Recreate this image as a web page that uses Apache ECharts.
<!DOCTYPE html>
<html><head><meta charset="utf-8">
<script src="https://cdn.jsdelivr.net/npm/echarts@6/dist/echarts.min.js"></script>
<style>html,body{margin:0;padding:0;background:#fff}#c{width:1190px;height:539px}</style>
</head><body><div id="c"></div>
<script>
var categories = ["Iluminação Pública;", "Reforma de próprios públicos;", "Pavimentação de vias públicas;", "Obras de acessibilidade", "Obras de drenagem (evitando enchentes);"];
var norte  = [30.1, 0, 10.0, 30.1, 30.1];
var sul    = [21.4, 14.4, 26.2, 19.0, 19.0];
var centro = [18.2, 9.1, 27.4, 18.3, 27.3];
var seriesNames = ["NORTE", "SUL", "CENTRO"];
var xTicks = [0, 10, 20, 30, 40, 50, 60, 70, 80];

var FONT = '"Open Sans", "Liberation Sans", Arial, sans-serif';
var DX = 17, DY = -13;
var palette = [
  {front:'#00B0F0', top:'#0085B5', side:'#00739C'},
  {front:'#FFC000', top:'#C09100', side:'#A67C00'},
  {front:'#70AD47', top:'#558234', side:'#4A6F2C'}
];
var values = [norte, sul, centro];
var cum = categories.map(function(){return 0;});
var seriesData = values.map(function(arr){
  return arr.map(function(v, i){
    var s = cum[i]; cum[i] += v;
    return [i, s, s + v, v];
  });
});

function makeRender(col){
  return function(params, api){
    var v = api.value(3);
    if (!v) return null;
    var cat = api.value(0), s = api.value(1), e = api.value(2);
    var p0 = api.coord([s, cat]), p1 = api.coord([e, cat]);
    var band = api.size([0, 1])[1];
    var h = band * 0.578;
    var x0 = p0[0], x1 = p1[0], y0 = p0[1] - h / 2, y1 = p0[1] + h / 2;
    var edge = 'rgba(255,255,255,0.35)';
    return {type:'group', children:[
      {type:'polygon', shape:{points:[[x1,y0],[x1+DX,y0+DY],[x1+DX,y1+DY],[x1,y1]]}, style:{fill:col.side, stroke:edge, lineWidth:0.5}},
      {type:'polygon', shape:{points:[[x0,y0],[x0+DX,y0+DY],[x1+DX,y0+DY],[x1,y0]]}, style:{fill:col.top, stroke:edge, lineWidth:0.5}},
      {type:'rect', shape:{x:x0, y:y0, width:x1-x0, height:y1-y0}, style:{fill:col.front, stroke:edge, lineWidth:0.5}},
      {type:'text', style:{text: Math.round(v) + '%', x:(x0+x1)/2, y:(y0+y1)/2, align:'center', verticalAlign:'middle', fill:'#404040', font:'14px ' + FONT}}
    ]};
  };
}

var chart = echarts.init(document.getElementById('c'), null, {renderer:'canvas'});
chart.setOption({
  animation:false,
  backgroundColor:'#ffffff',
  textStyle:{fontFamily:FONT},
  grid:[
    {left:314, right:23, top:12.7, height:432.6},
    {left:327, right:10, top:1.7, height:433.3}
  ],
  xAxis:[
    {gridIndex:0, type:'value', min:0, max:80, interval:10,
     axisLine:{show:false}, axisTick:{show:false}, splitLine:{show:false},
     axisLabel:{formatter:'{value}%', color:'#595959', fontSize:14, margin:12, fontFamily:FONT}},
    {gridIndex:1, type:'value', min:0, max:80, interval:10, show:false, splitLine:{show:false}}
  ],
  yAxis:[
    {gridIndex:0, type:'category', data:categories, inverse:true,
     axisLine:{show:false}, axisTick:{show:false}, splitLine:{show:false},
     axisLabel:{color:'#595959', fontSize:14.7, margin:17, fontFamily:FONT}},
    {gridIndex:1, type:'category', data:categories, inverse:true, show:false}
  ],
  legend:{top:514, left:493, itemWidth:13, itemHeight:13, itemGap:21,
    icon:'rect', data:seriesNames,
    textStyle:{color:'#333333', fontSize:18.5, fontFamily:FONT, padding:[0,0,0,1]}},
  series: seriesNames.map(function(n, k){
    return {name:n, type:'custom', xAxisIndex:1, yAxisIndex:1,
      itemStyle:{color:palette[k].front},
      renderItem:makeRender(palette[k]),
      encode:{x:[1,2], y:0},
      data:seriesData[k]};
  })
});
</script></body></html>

**YOUR TASK**
Starting at the top of the data above, repeat every line exactly until the line containing "60, 70, 80];" has been given, then stop.

**FINISHED ANSWER**
Recreate this image as a web page that uses Apache ECharts.
<!DOCTYPE html>
<html><head><meta charset="utf-8">
<script src="https://cdn.jsdelivr.net/npm/echarts@6/dist/echarts.min.js"></script>
<style>html,body{margin:0;padding:0;background:#fff}#c{width:1190px;height:539px}</style>
</head><body><div id="c"></div>
<script>
var categories = ["Iluminação Pública;", "Reforma de próprios públicos;", "Pavimentação de vias públicas;", "Obras de acessibilidade", "Obras de drenagem (evitando enchentes);"];
var norte  = [30.1, 0, 10.0, 30.1, 30.1];
var sul    = [21.4, 14.4, 26.2, 19.0, 19.0];
var centro = [18.2, 9.1, 27.4, 18.3, 27.3];
var seriesNames = ["NORTE", "SUL", "CENTRO"];
var xTicks = [0, 10, 20, 30, 40, 50, 60, 70, 80];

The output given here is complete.